Получился родной и близкий Боженька — национальный, свой.

ФАКТЫ

Поэт Айвар Нейбартс родился в Лиепае в 1939 году, в Латвийском университете был однокурсником Мариса Чаклайса, писал для «длинных людей» (взрослых) и для «коротких» (детей), был членом Клуба защиты окружающей среды, выступал против строительства нефтетерминала в Бутинге, снимался в фильме Уны Целмини, умер в Риге в 2001 году.

Жизнь Нейбартса проросла к нам стихами. И если звучание обычного поэтического вечера можно вытянуть в пафосную интонационную прямую, то в спектакле это пульсирующая настроениями судьба. Актриса представляет не итог, а процесс творчества. И строки звучат на сцене по-разному — в зависимости от импульса, от которого они произошли.

Актриса показывает, как выглядит человек в момент озарения: он ошарашен, но счастлив. Герой бросается из одной ситуации в другую — что-то пишет, что-то выдает в готовом варианте. Мы видим, как управляет человеком вдохновение. Как меняется даже скорость его ходьбы: нет, это не герой в юности, играть которого при седой бороде было бы проблематично. Это все тот же «сениор», просто счастливый.

Она показывает старческий прищур, старческое пожевывание губами.

Возможно, когда-то поэт сам играл в старчество и бородачество. Выглядел, скажем так, взрослее своих лет (погиб в 62 года: разве это возраст?) и, казалось, всю жизнь ходил с бородой Деда Мороза. Но она у него «росла ритмически — когда наружу, когда внутрь» и в юности, наверное, все же внутрь. А сам он был из тех, кто не взрослеет, кто не стесняется быть собой.

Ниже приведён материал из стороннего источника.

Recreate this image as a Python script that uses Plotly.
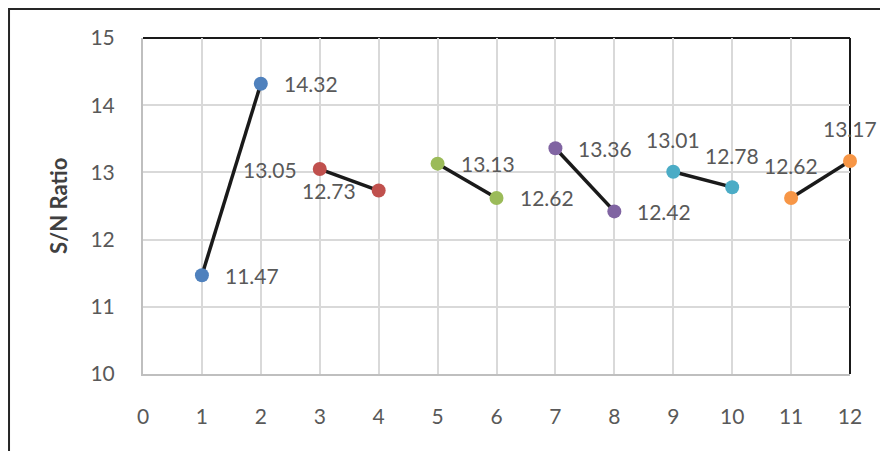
import plotly.graph_objects as go

# Run numbers and their S/N ratios (each consecutive pair is one factor)
run_no = [1, 2, 3, 4, 5, 6, 7, 8, 9, 10, 11, 12]
sn_ratio = [11.47, 14.32, 13.05, 12.73, 13.13, 12.62, 13.36, 12.42, 13.01, 12.78, 12.62, 13.17]
pair_colors = ["#4F81BD", "#C0504D", "#9BBB59", "#8064A2", "#4BACC6", "#F79646"]
label_side = ["right", "right", "left", "left", "right", "right",
              "right", "right", "above", "above", "above", "above"]

x_ticks = list(range(0, 13))
y_ticks = [10, 11, 12, 13, 14, 15]

FONT = "Lato, 'Open Sans', sans-serif"
TXT = "#595959"
FS = 21

fig = go.Figure()

for i, color in enumerate(pair_colors):
    xs = run_no[2 * i:2 * i + 2]
    ys = sn_ratio[2 * i:2 * i + 2]
    fig.add_trace(go.Scatter(
        x=xs, y=ys, mode="lines+markers",
        line=dict(color="#1A1A1A", width=3.5),
        marker=dict(color=color, size=14, line=dict(width=0)),
        cliponaxis=False, showlegend=False, hoverinfo="x+y",
    ))

# value labels next to each point
for x, y, side in zip(run_no, sn_ratio, label_side):
    ann = dict(x=x, y=y, xref="x", yref="y", text=f"{y:.2f}", showarrow=False,
               font=dict(family=FONT, size=FS, color=TXT))
    if side == "right":
        ann.update(xanchor="left", yanchor="middle", xshift=21)
    elif side == "left":
        ann.update(xanchor="right", yanchor="middle", xshift=-21)
    else:
        ann.update(xanchor="center", yanchor="middle", yshift=32)
    fig.add_annotation(**ann)

# y-axis title
fig.add_annotation(x=-0.1202, y=0.5, xref="paper", yref="paper", text="<b>S/N Ratio</b>",
                   textangle=-90, showarrow=False, xanchor="center", yanchor="middle",
                   font=dict(family=FONT, size=22, color="#404040"))

shapes = [
    # dark top and right edges of the plot frame
    dict(type="line", xref="paper", yref="paper", x0=0, x1=1, y0=1, y1=1,
         line=dict(color="#1A1A1A", width=2), layer="between"),
    dict(type="line", xref="paper", yref="paper", x0=1, x1=1, y0=0, y1=1,
         line=dict(color="#1A1A1A", width=2), layer="between"),
    # outer chart border
    dict(type="rect", xref="paper", yref="paper", x0=-0.1895, x1=1.2, y0=-0.4, y1=1.0863,
         line=dict(color="#262626", width=2), fillcolor="rgba(0,0,0,0)", layer="above"),
]

fig.update_layout(
    width=880, height=451,
    margin=dict(l=143, r=30, t=38, b=77),
    paper_bgcolor="white", plot_bgcolor="white",
    font=dict(family=FONT, size=FS, color=TXT),
    shapes=shapes,
    xaxis=dict(range=[0, 12], tickvals=x_ticks, showgrid=True, gridcolor="#D9D9D9", gridwidth=1.5,
               zeroline=False, showline=True, linecolor="#BFBFBF", linewidth=2,
               ticks="", ticklabelstandoff=23, tickfont=dict(family=FONT, size=FS, color=TXT),
               automargin=False),
    yaxis=dict(range=[10, 15], tickvals=y_ticks, showgrid=True, gridcolor="#D9D9D9", gridwidth=1.5,
               zeroline=False, showline=True, linecolor="#BFBFBF", linewidth=2,
               ticks="", ticklabelstandoff=22, tickfont=dict(family=FONT, size=FS, color=TXT),
               automargin=False),
)

fig.write_html("out.html")
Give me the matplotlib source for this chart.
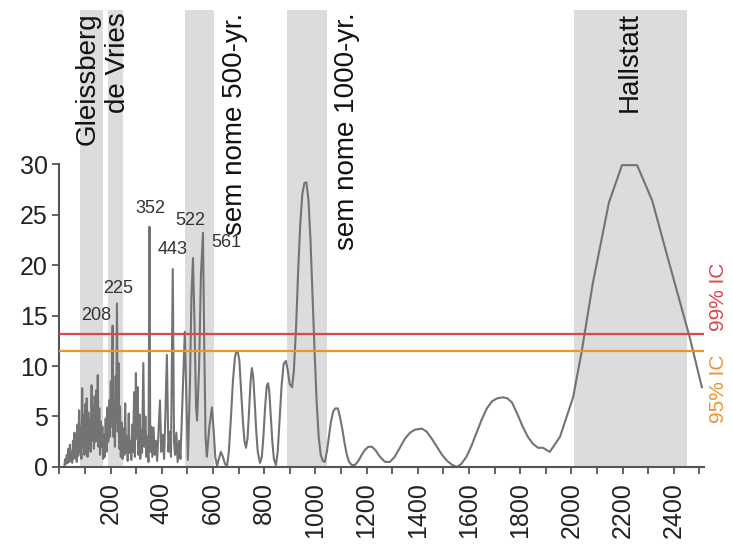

Если в поэзию человека то и дело встревали лексические неожиданности, значит, и в жизни он был мастером преподносить сюрпризы. Актриса берет солнечные очки, что-то делает с накладной сединой, оборачивается в зал, и зритель видит мохнолицего гнома. Для удачи порой бывает достаточно изменить окончание слова. Или подложить длинную бороду под очки.

Мы живем в добрые времена, если выбираем в легендарные личности чудаков.

ЦИТАТА

«Что это за звуки такие, которые мы сегодня называем латышским языком? Что вообще происходит в то время, когда рождаются слова и появляется язык? Нейбартс (или Нюрбулис) с латышским языком обходился столь необычным образом, что вы читаете его строки и у вас рождается иллюзия, будто вы стали свидетелем того, как создавался латышский язык».

Алвис Херманис

А вот играть их — задача деликатная: нужно сохранить уважение к человеку, которого уже нет в живых. Гуна Зариня не уходит со сцены все час сорок минут без перерыва на антракт, но показывает отнюдь не только то, как лихо может сыграть немолодого мужчину. Спектакль производит Нейбартса в гении, с чем зритель безоговорочно соглашается. Но без помощи гениальной актрисы добиться такого эффекта вряд ли удалось бы даже гениальному режиссеру (и сценографу).

Сцена разделена на три части. Справа, то есть дома, поэт сочиняет. Одна мысль опережает другую — ломается карандаш, в ход идет печатная машинка, герой ее перетаскивает, ставит боком, и лицо озаряет идея: машинка с клавишами, поставленная на попа, похожа на аккордеон! Он играет с вещами — его вдохновляет все. И уж тем более расставленные по дому бутыли с жидкостями разных степеней замутненности. Этот человек пил, но легенда должна идти дальше реальности. Он внимательно отхлебывает из одной бутылки, из другой, взбалтывает и смешивает — сочиняет напиток, и из колбы выпархивают мыльные пузыри.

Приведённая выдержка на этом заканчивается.